No era Di a quien podían enseñarle el código penal de los Tang.
– Usted tenía derecho a matarla para lavar la afrenta. Tenía derecho incluso a hacer morir a su amante. Pero dudo que la Corte aprecie que haya usted atacado a uno de sus miembros, y todavía menos que se haya atrevido a introducir una enfermedad dentro de la Ciudad Prohibida. Tendrá que explicarse ante la Cancillería al respecto.
La frase pareció divertir a Du Zichun. Su boca se estiró en una sonrisa malvada.
– ¡La Cancillería! ¡En serio! ¡Ya lo veremos!
El mandarín Di descubre al culpable; y éste le concede una recompensa.
Había llegado el momento de informar al gran secretario Zhou Haotian de sus resultados. Di pasó por su casa para ponerse sus más hermosos atavíos y se hizo llevar en palanquín hasta el pabellón de las Virtudes Civiles.
Su socio comanditario le esperaba en un espacioso sillón. Di observó que en los quemaperfumes ardían algunos conos de incienso y que habían bajado parcialmente los postigos, de modo que la estancia se hallaba en una semipenumbra. Estos detalles conferían a la entrevista un tono de velada fúnebre.
De pie ante su impasible interlocutor, Di expuso los diferentes casos en los que había intervenido durante los últimos días, pero dejó de lado el más reciente. En su boca, la ciudad bullía de sabios que utilizaban su arte sin vacilar en sacrificar a todo aquel cuya muerte les beneficiara.

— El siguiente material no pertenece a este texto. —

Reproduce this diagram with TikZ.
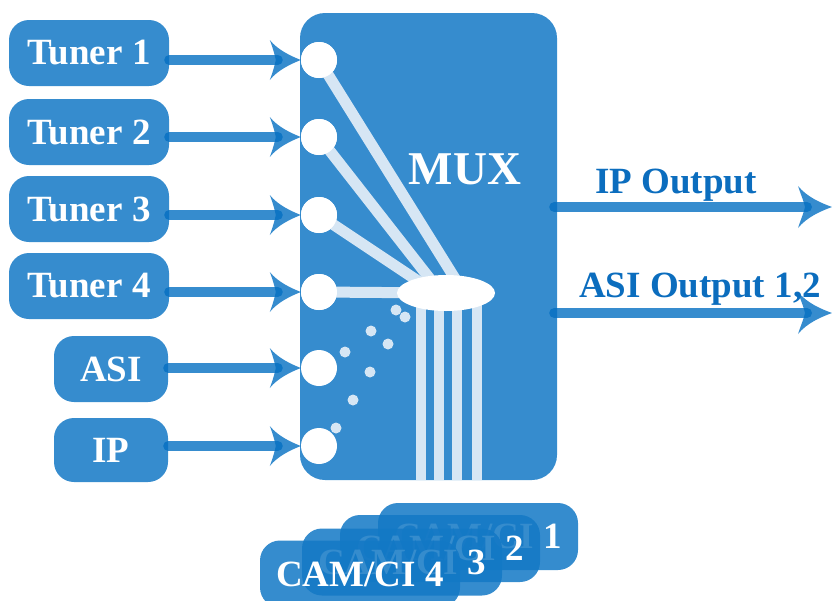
\documentclass[tikz,border=0pt]{standalone}
\usepackage{fontspec}
\setmainfont{Liberation Serif}
\usetikzlibrary{arrows.meta,shapes.geometric,calc}
\definecolor{boxblue}{RGB}{54,140,206}
\definecolor{camblue}{RGB}{18,120,197}
\definecolor{arrblue}{RGB}{4,111,194}
\definecolor{liteline}{RGB}{214,230,244}
\definecolor{lblblue}{RGB}{11,109,190}
\pgfdeclarearrow{
  name=Swept,
  setup code={
    \pgfarrowssettipend{0pt}
    \pgfarrowssetlineend{-23pt}
    \pgfarrowssetbackend{-31pt}
    \pgfarrowssetvisualbackend{-25pt}
    \pgfarrowshullpoint{0pt}{0pt}
    \pgfarrowsupperhullpoint{-31pt}{20pt}
  },
  drawing code={
    \pgfpathmoveto{\pgfqpoint{0pt}{0pt}}
    \pgfpathcurveto{\pgfqpoint{-10pt}{4pt}}{\pgfqpoint{-23pt}{10pt}}{\pgfqpoint{-31pt}{20pt}}
    \pgfpathcurveto{\pgfqpoint{-28pt}{12pt}}{\pgfqpoint{-26pt}{5pt}}{\pgfqpoint{-25pt}{0pt}}
    \pgfpathcurveto{\pgfqpoint{-26pt}{-5pt}}{\pgfqpoint{-28pt}{-12pt}}{\pgfqpoint{-31pt}{-20pt}}
    \pgfpathcurveto{\pgfqpoint{-23pt}{-10pt}}{\pgfqpoint{-10pt}{-4pt}}{\pgfqpoint{0pt}{0pt}}
    \pgfpathclose
    \pgfusepathqfill
  }
}
\pgfdeclarearrow{
  name=SweptOut,
  setup code={
    \pgfarrowssettipend{0pt}
    \pgfarrowssetlineend{-25pt}
    \pgfarrowssetbackend{-34pt}
    \pgfarrowssetvisualbackend{-27pt}
    \pgfarrowshullpoint{0pt}{0pt}
    \pgfarrowsupperhullpoint{-34pt}{21pt}
  },
  drawing code={
    \pgfpathmoveto{\pgfqpoint{0pt}{0pt}}
    \pgfpathcurveto{\pgfqpoint{-11pt}{4pt}}{\pgfqpoint{-25pt}{10pt}}{\pgfqpoint{-34pt}{21pt}}
    \pgfpathcurveto{\pgfqpoint{-31pt}{12pt}}{\pgfqpoint{-28pt}{5pt}}{\pgfqpoint{-27pt}{0pt}}
    \pgfpathcurveto{\pgfqpoint{-28pt}{-5pt}}{\pgfqpoint{-31pt}{-12pt}}{\pgfqpoint{-34pt}{-21pt}}
    \pgfpathcurveto{\pgfqpoint{-25pt}{-10pt}}{\pgfqpoint{-11pt}{-4pt}}{\pgfqpoint{0pt}{0pt}}
    \pgfpathclose
    \pgfusepathqfill
  }
}
\begin{document}
\begin{tikzpicture}[x=1pt,y=-1pt,
  srcbox/.style={fill=boxblue, rounded corners=20pt, minimum height=66pt, text=white,
    font=\bfseries\fontsize{37}{40}\selectfont, inner sep=0pt},
  port/.style={circle, fill=white, minimum size=36pt, inner sep=0pt},
  speck/.style={circle, fill=liteline, minimum size=11pt, inner sep=0pt},
  feed/.style={draw=arrblue, line width=10pt, opacity=0.8, line cap=round, -{Swept}},
  outfeed/.style={draw=arrblue, line width=10pt, opacity=0.8, line cap=round, -{SweptOut}},
  lite/.style={draw=liteline, line width=11pt},
  lbl/.style={text=lblblue, font=\bfseries\fontsize{37}{40}\selectfont, inner sep=0pt, anchor=base},
  cam/.style={fill=camblue, fill opacity=0.85, text opacity=1, rounded corners=20pt,
    minimum width=200pt, minimum height=67pt, text=white,
    font=\bfseries\fontsize{37}{40}\selectfont, inner sep=0pt}]
\useasboundingbox (0,0) rectangle (832,600);

% MUX block
\node[fill=boxblue, rounded corners=25pt, minimum width=257pt, minimum height=467pt, inner sep=0pt] (mux) at (428.5,246.5) {};

% ports
\node[port] (c1) at (319,60) {};
\node[port] (c2) at (319,137) {};
\node[port] (c3) at (319,215) {};
\node[port] (c4) at (319,292) {};
\node[port] (c5) at (319,368) {};
\node[port] (c6) at (319,446) {};

% hub
\coordinate (hubc) at (446,293);
\draw[lite] (c1.center) -- ($(hubc)+(18,0)$);
\draw[lite] (c2.center) -- ($(hubc)+(-5,0)$);
\draw[lite] (c3.center) -- ($(hubc)+(-10,0)$);
\draw[lite] (c4.center) -- (hubc);
\draw[lite, line width=10.5pt] (421,293) -- (421,480);
\draw[lite, line width=10.5pt] (439,293) -- (439,480);
\draw[lite, line width=10.5pt] (457,293) -- (457,480);
\draw[lite, line width=10.5pt] (477,293) -- (477,480);
\node[ellipse, fill=white, minimum width=98pt, minimum height=36pt, inner sep=0pt] (hub) at (hubc) {};
\foreach \c in {c1,c2,c3,c4} { \node[port] at (\c) {}; }

% small dots
\node[speck] (d1) at (396,310) {};
\node[speck] (d2) at (405,317) {};
\node[speck] (d3) at (371,331) {};
\node[speck] (d4) at (388,344) {};
\node[speck] (d5) at (345,352) {};
\node[speck] (d6) at (370,372) {};
\node[speck] (d7) at (353,400) {};
\node[speck] (d8) at (336,428) {};

\node[text=white, font=\bfseries\fontsize{47}{50}\selectfont, inner sep=0pt, anchor=base] (muxlbl) at (465,184) {MUX};

% sources
\node[srcbox, minimum width=160pt] (t1) at (89,53) {Tuner 1};
\node[srcbox, minimum width=160pt] (t2) at (89,132) {Tuner 2};
\node[srcbox, minimum width=160pt] (t3) at (89,209) {Tuner 3};
\node[srcbox, minimum width=160pt] (t4) at (89,286) {Tuner 4};
\node[srcbox, minimum width=114pt] (asi) at (111,369) {ASI};
\node[srcbox, minimum width=114pt, minimum height=64pt] (ip) at (111,450) {IP};

\draw[feed] (t1.east |- c1) -- (c1.west);
\draw[feed] (t2.east |- c2) -- (c2.west);
\draw[feed] (t3.east |- c3) -- (c3.west);
\draw[feed] (t4.east |- c4) -- (c4.west);
\draw[feed] (asi.east |- c5) -- (c5.west);
\draw[feed] (ip.east |- c6) -- (c6.west);

% outputs
\coordinate (o1) at (832,207);
\coordinate (o2) at (832,313);
\draw[outfeed] ($(mux.east |- o1)+(-3,0)$) -- (o1);
\draw[outfeed] ($(mux.east |- o2)+(-3,0)$) -- (o2);
\node[lbl] (lip) at (676,193) {IP Output};
\node[lbl] (lasi) at (700,297) {ASI Output 1,2};

% CAM/CI stack
\node[cam] (cam1) at (478,536.5) {CAM/CI 1};
\node[cam] (cam2) at (440,548.5) {CAM/CI 2};
\node[cam] (cam3) at (402,562) {CAM/CI 3};
\node[cam] (cam4) at (360,574) {CAM/CI 4};
\end{tikzpicture}
\end{document}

– Su Sublime Grandeza ordenará sin duda una redada general para meter en cintura a esta profesión descarriada -concluyó.
La reacción del gran secretario estuvo muy lejos de la que cabía esperar de un alto funcionario responsable del orden público.
– ¿Así que no ha descubierto nada importante, Di? -se extrañó Zhou Haotian, que parecía sinceramente defraudado.

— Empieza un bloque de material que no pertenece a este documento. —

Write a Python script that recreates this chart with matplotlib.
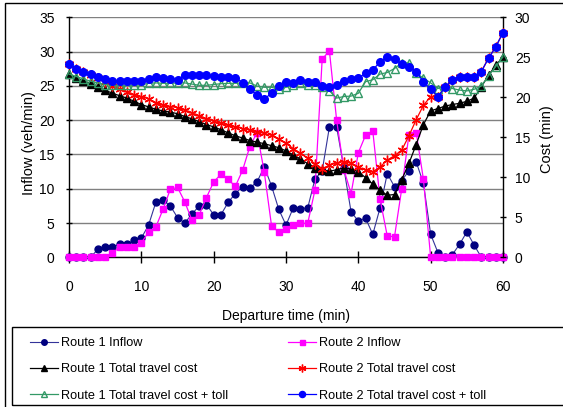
import numpy as np
import matplotlib
matplotlib.use("Agg")
import matplotlib.pyplot as plt
from matplotlib.patches import Rectangle

plt.rcParams['font.family'] = ['Liberation Sans', 'DejaVu Sans']

# departure time (min)
minutes = list(range(61))

# inflow (veh/min), left axis
r1_inflow = [0, 0, 0, 0, 1.2, 1.5, 1.5, 1.9, 1.9, 2.5, 2.8,
             4.7, 8.0, 8.35, 7.5, 5.8, 5.0, 6.3, 7.5, 7.7, 6.2,
             6.2, 8.0, 9.3, 10.3, 10.1, 11.0, 13.2, 10.4, 7.0, 4.7,
             7.2, 7.1, 7.2, 11.4, 12.6, 19.0, 19.0, 13.0, 6.6, 5.3,
             5.7, 3.35, 7.2, 12.2, 10.3, 11.2, 12.6, 13.9, 10.8, 3.35,
             0.7, 0, 0.4, 1.9, 3.7, 1.8, 0, 0, 0, 0]
r2_inflow = [0, 0, 0, 0, 0, 0, 0.6, 1.5, 1.5, 1.5, 2.1,
             3.7, 4.4, 7.0, 9.9, 10.2, 8.1, 5.4, 6.2, 8.7, 11.0,
             12.1, 11.35, 10.35, 12.7, 16.15, 18.2, 12.4, 4.6, 3.65, 4.2,
             4.7, 4.95, 4.95, 9.8, 28.9, 30.1, 20.0, 12.8, 9.3, 15.25,
             17.8, 18.4, 8.5, 3.1, 3.0, 10.0, 17.9, 18.2, 11.35, 0,
             0, 0, 0, 0, 0, 0, 0, 0, 0, 0]

# cost (min), right axis
r1_cost = [22.9, 22.4, 22.1, 21.7, 21.3, 20.9, 20.5, 20.2, 19.9, 19.5, 19.1,
           18.8, 18.5, 18.3, 18.15, 17.95, 17.6, 17.3, 16.95, 16.6, 16.3,
           15.95, 15.55, 15.2, 14.9, 14.6, 14.4, 14.2, 13.95, 13.7, 13.3,
           12.8, 12.3, 11.7, 11.2, 10.95, 10.75, 10.95, 11.2, 11.05, 10.7,
           9.95, 9.15, 8.4, 7.75, 7.85, 9.7, 11.75, 14.1, 16.6, 18.3,
           18.6, 18.9, 19.1, 19.25, 19.5, 19.9, 21.3, 22.75, 24.0, 25.05]
r2_cost = [24.2, 23.6, 23.2, 22.85, 22.45, 21.95, 21.4, 21.0, 20.7, 20.35, 20.1,
           19.8, 19.35, 19.0, 18.85, 18.7, 18.4, 18.05, 17.7, 17.35, 17.0,
           16.75, 16.5, 16.3, 16.1, 15.9, 15.7, 15.5, 15.25, 14.75, 14.25,
           13.6, 13.0, 12.4, 11.7, 11.1, 11.5, 11.8, 11.95, 11.75, 11.3,
           10.9, 10.7, 11.3, 12.15, 12.7, 13.4, 15.2, 17.2, 19.0, 20.1,
           20.1, 21.25, 22.2, 22.6, 22.6, 22.6, 23.2, 24.9, 26.3, 28.1]
r1_toll = [22.9, 22.6, 22.3, 22.0, 21.8, 21.6, 21.5, 21.5, 21.5, 21.5, 21.55,
           21.75, 21.8, 21.75, 21.75, 21.8, 21.8, 21.65, 21.5, 21.5, 21.6,
           21.7, 21.75, 21.75, 21.8, 21.8, 21.4, 21.25, 21.25, 21.0, 21.25,
           21.5, 21.8, 21.5, 21.5, 21.25, 20.8, 19.9, 20.1, 20.15, 20.5,
           21.95, 22.2, 22.9, 23.1, 23.6, 24.3, 24.3, 23.0, 22.4, 21.8,
           21.1, 21.4, 21.1, 20.9, 20.8, 21.0, 21.4, 22.7, 23.85, 25.05]
r2_toll = [24.2, 23.6, 23.2, 22.9, 22.5, 22.3, 22.0, 22.0, 22.0, 22.0, 22.1,
           22.3, 22.5, 22.4, 22.35, 22.2, 22.8, 22.8, 22.8, 22.8, 22.65,
           22.5, 22.5, 22.4, 21.85, 21.0, 20.3, 19.8, 20.5, 21.4, 21.9,
           21.8, 22.2, 21.95, 21.95, 21.4, 21.25, 21.5, 22.1, 22.3, 22.4,
           23.0, 23.4, 24.45, 25.0, 24.75, 24.2, 23.8, 23.2, 21.95, 21.0,
           20.1, 21.25, 22.2, 22.6, 22.6, 22.6, 23.2, 24.9, 26.3, 28.1]

W, H = 563, 407
fig = plt.figure(figsize=(W / 100, H / 100), dpi=100)

# plot area in pixels: x 69..503, y 17.3..257.3
ax = fig.add_axes([69 / W, 1 - 257.3 / H, 434 / W, 240 / H])
ax2 = ax.twinx()

l1, = ax.plot(minutes, r1_inflow, color='#333399', lw=0.8, marker='o', ms=5,
              mfc='#000080', mec='#000080', clip_on=False, zorder=3)
l2, = ax.plot(minutes, r2_inflow, color='#FF00FF', lw=0.9, marker='s', ms=4.5,
              mfc='#FF00FF', mec='#FF00FF', clip_on=False, zorder=4)

l3, = ax2.plot(minutes, r1_cost, color='black', lw=0.9, marker='^', ms=5.5,
               clip_on=False, zorder=3)
l4, = ax2.plot(minutes, r2_cost, color='red', lw=0.9, marker=(6, 2, 0), ms=7,
               mew=1, clip_on=False, zorder=4)
l5, = ax2.plot(minutes, r1_toll, color='#339966', lw=0.9, marker='^', ms=5.5,
               mfc='none', mec='#339966', mew=1, clip_on=False, zorder=5)
l6, = ax2.plot(minutes, r2_toll, color='#0000FF', lw=0.9, marker='o', ms=5.5,
               mfc='#0000FF', mec='#0000FF', clip_on=False, zorder=6)

ax.set_xlim(0, 60)
ax.set_ylim(0, 35)
ax2.set_ylim(0, 30)
ax.set_xticks(range(0, 61, 10))
ax.set_yticks(range(0, 36, 5))
ax2.set_yticks(range(0, 31, 5))

ax.yaxis.grid(True, color='#808080', lw=1)
ax.set_axisbelow(True)

for a in (ax, ax2):
    a.spines['top'].set_visible(False)
    for s in ('left', 'right', 'bottom'):
        a.spines[s].set_color('black')
        a.spines[s].set_linewidth(1)
ax.spines['right'].set_visible(False)
ax2.spines['left'].set_visible(False)
ax2.spines['bottom'].set_visible(False)

ax.tick_params(axis='x', direction='inout', length=8, width=1, pad=12, labelsize=10)
ax.tick_params(axis='y', direction='inout', length=5, width=1, pad=8, labelsize=10)
ax2.tick_params(axis='y', direction='inout', length=5, width=1, pad=6, labelsize=10)

fig.text(286 / W, 1 - 316 / H, 'Departure time (min)', ha='center', va='center', fontsize=10)
fig.text(29 / W, 1 - 143 / H, 'Inflow (veh/min)', ha='center', va='center',
         rotation=90, fontsize=10.5)
fig.text(547 / W, 1 - 139 / H, 'Cost (min)', ha='center', va='center',
         rotation=90, fontsize=10.5)

# outer chart frame and legend box
fig.patches.append(Rectangle((5 / W, -0.1), 1.2, 1.1 - 3 / H, transform=fig.transFigure,
                             fill=False, ec='black', lw=1))
fig.patches.append(Rectangle((12 / W, 1 - 405 / H), 1.2, 78 / H, transform=fig.transFigure,
                             fill=False, ec='black', lw=1))

leg_kw = dict(loc='upper left', frameon=False, fontsize=9.2, handlelength=2.2,
              handletextpad=0.25, labelspacing=1.12, borderpad=0, borderaxespad=0,
              markerscale=0.8)
fig.legend([l1, l3, l5],
           ['Route 1 Inflow', 'Route 1 Total travel cost', 'Route 1 Total travel cost + toll'],
           bbox_to_anchor=(30 / W, 1 - 337 / H), **leg_kw)
fig.legend([l2, l4, l6],
           ['Route 2 Inflow', 'Route 2 Total travel cost', 'Route 2 Total travel cost + toll'],
           bbox_to_anchor=(288 / W, 1 - 337 / H), **leg_kw)

fig.savefig('out.png', dpi=100)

Era cierto, Di sólo había desenmascarado a un acupuntor cuyos pinchazos resultaban mortales, a un experto en enfermedades sexuales que animaba a sus clientes a dejar a sus cónyuges aturdidos, y a un especialista del pulmón involucrado en una estafa a gran escala. Nada de todo eso parecía interesar al consejero.
– También he descubierto los tejemanejes de un personaje muy influyente -repuso Di, como si aludiera a un detalle de pasada-. Si Su Sublime Grandeza lo desea, estoy seguro de…
– ¿Quién es? -atajó Zhou Haotian.
Di miró a su interlocutor directamente a los ojos, pasando por alto toda cortesía.
– Usted, señor -respondió.
Por lo que Di podía ver, la cara del cortesano no había movido un músculo de la cara. Como no decía nada, retomó el hilo de su exposición.